Brian Fanion’s story was inconsistent, said prosecutors


SPRINGFIELD- Retired Westfield Police Det. Brian Fanion  is being held without bail while awaiting a pretrial hearing Jan. 9  on charges of murder in connection to his wife’s death.

Fanion, 55, was indicted for murder Nov. 6 in the death of his wife Amy Fanion, 51, who died May 8, 2018. Her death was reported by Fanion as a suicide.

Investigators with the Massachusetts State Police found inconsistencies with the gathered evidence and Fanion’s statements, and began investigating her death as a homicide almost immediately.

Fanion Nov. 7 pleaded not guilty to the charge in Hampden Superior Court and his attorney, Jeffrey Brown, requested an immediate bail hearing. Superior Court Judge Francis Flannery denied the request.

The prosecutor, Assistant District Attorney Mary Sandstrom, laid out the primary facts of the case during the arraignment. Fanion came home from work to have lunch on May 8, 2018 and argued with his wife. He said he was in the bathroom when she shot herself with his service weapon and he called the police. When Westfield Police arrived at the scene, they found Fanion next to his wife, with a single gunshot wound to the side of her head. 

“Upon arrival, detectives received initial information that Brian Fanion, a Westfield Police detective at the time, was on-duty and went home for lunch.

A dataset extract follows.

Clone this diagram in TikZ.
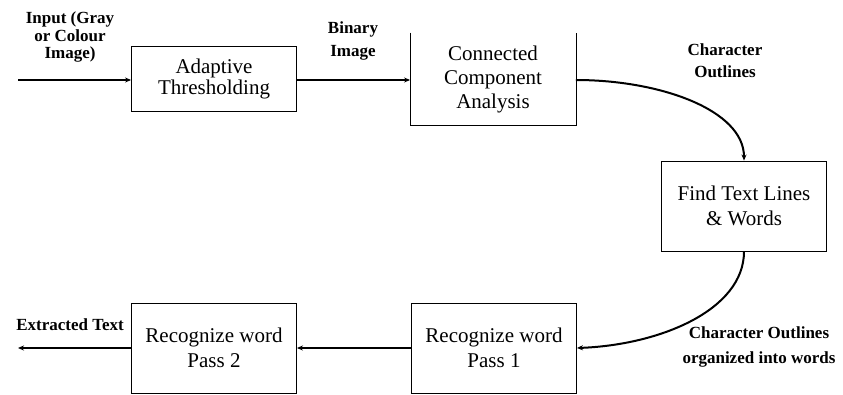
\documentclass[tikz,border=0pt]{standalone}
\usepackage{fontspec}
\setmainfont{Liberation Serif}
\usetikzlibrary{arrows.meta}
\begin{document}
\begin{tikzpicture}[x=1pt,y=-1pt,
  blk/.style={draw=black, line width=0.9pt, minimum width=165pt, minimum height=65pt, align=center, inner sep=0pt,
    font=\fontsize{21}{25}\selectfont},
  lbl/.style={align=center, inner sep=0pt, font=\fontsize{17}{23}\bfseries},
  flow/.style={line width=2pt, -{Stealth[length=6pt,width=5pt]}}]
\useasboundingbox (0,0) rectangle (843,394);
% blocks
\node[blk] (b1) at (214,78.5) {Adaptive\\[-4pt]Thresholding};
\node[blk, draw=none, minimum height=92pt] (b2) at (493,79) {Connected\\[-1pt]Component\\[-1pt]Analysis};
\draw[line width=0.9pt] (b2.north west) -- (b2.south west) -- (b2.south east) -- (b2.north east);
\node[blk, minimum height=90pt] (b3) at (744,206) {Find Text Lines\\\& Words};
\node[blk, minimum height=90pt] (b4) at (494,348) {Recognize word\\Pass 1};
\node[blk, minimum height=90pt] (b5) at (214,348) {Recognize word\\Pass 2};
% labels
\node[lbl, font=\fontsize{17}{17.5}\bfseries] (lin) at (70,37) {Input (Gray\\or Colour\\Image)};
\node[lbl] (lbin) at (353,41) {Binary\\Image};
\node[lbl, font=\fontsize{17}{22}\bfseries] (lco) at (725,61) {Character\\Outlines};
\node[lbl, font=\fontsize{17}{25}\bfseries] (lcw) at (759,347) {Character Outlines\\organized into words};
\node[lbl] (lext) at (70,325) {Extracted Text};
% connectors
\coordinate (inp) at (18,80);
\coordinate (out) at (18,348);
\draw[flow] (inp) -- (b1.west |- inp);
\draw[flow] (b1.east |- inp) -- (b2.west |- inp);
\draw[flow] (b2.east |- inp) .. controls (660,80) and (744,110) .. (b3.north);
\draw[flow] (b3.south) .. controls (744,310) and (660,345) .. (b4.east);
\draw[flow] (b4.west) -- (b5.east);
\draw[flow] (b5.west) -- (out);
\end{tikzpicture}
\end{document}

While home on his lunch break, he claimed, his wife used his service weapon to inflict a fatal wound upon herself.  The Westfield Police and Fire Departments arrived on scene after Brian Fanion placed a 9-1-1 call. First responders immediately determined Amy Fanion to be deceased,” said a Hampden County District Attorney statement.

District Attorney Anthony Gulluni’s office later was granted a warrant to search Fanion’s home for evidence and “for a high definition survey scan for various digital evidence items, including computers, tablets, and cellular devices. Forensic examinations were later conducted on these items that revealed incriminating evidence.”

The state medical examiner’s office found that the gun was not fired from right next to Amy’s head, but rather from a distance of about 18-inches away, which Sandstrom said would be impossible in a suicide. The angle at which the bullet went through, from above and behind the right ear according to prosecutors,  was also inconsistent with a suicide.

Sandstrom  said that Brian Fanion was having an affair at the time with another woman. An investigation into text messages and Brian Fanion’s search history revealed a pattern in which he expressed concern over divorcing his wife because of how that may affect his police pension and retirement. 

She continued by saying that Brian’s search history revealed that he had been looking up the state medical examiners office, apartments for rent in the area, common poisons, and common sources of radiation just hours before the time of his wife’s death. 

Sandstrom said that the Commonwealth was seeking to have Brian Fanion held without bail as he was a flight risk. She also noted that Amy Fanion was not known to have had any mental health disorders that are associated with a risk of suicide.

The defense attorney, Jeffrey Brown maintained that Fanion was not guilty of murder and that he would not be a flight risk if released on bail, citing that he had remained in Westfield for 17 months after Amy Fanion’s death. 

Brown also noted that Amy Fanion had kept a diary in which the final entry was written six days before her death. In it she wrote a  passage from the Bible that Brown said is often associated with one’s impending death. Sandstrom later pointed out that her diary was filled with religious passages.

Brown then said that Amy Fanion’s hair would have prevented residue from the gunshot from being detected near the bullet wound, but Sandstrom said that hair is typically not thick enough to make that sort of difference. She said that the lack of residue from the gunshot is almost certainly due to the distance at which it was fired. 

Fanion retired from the Westfield Police Department shortly after his wife’s death, at the time citing that his own service pistol was used. 

Brown then read from a letter sent by members of Amy Fanion’s family in which they expressed their support for Brian Fanion. He said that Amy Fanion did suffer from depression and that she had stopped taking her medications in favor of herbal supplements. 

He also disputed the nature of the affair between Brian Fanion and the alleged mistress, saying that it was more of a friendship and was not sexual.

Sandstrom responded by saying that the other woman had admitted to sharing a kiss with Brian the day after Amy’s death. 

Westfield Police Chief Lawrence P. Valliere said the death and investigation are “sad.”

“This truly has been a sad situation for the department since the day of the incident,” said Valliere. “Most all of the current officers, but especially all of the recently retired officers, were friendly with Brian and his wife. It was devastating to learn of her death and now witness the arrest of Brian for her murder. We are a close-knit department and honestly affected by what happens in each others lives. At this point the situation is in the hands of our justice system.”

Valliere added that Westfield Police were not involved in the investigation beyond their response to the initial incident.

Brian Fanion is due in court for a pre-trial hearing on Jan. 9, 2020 at Hampden Superior Court.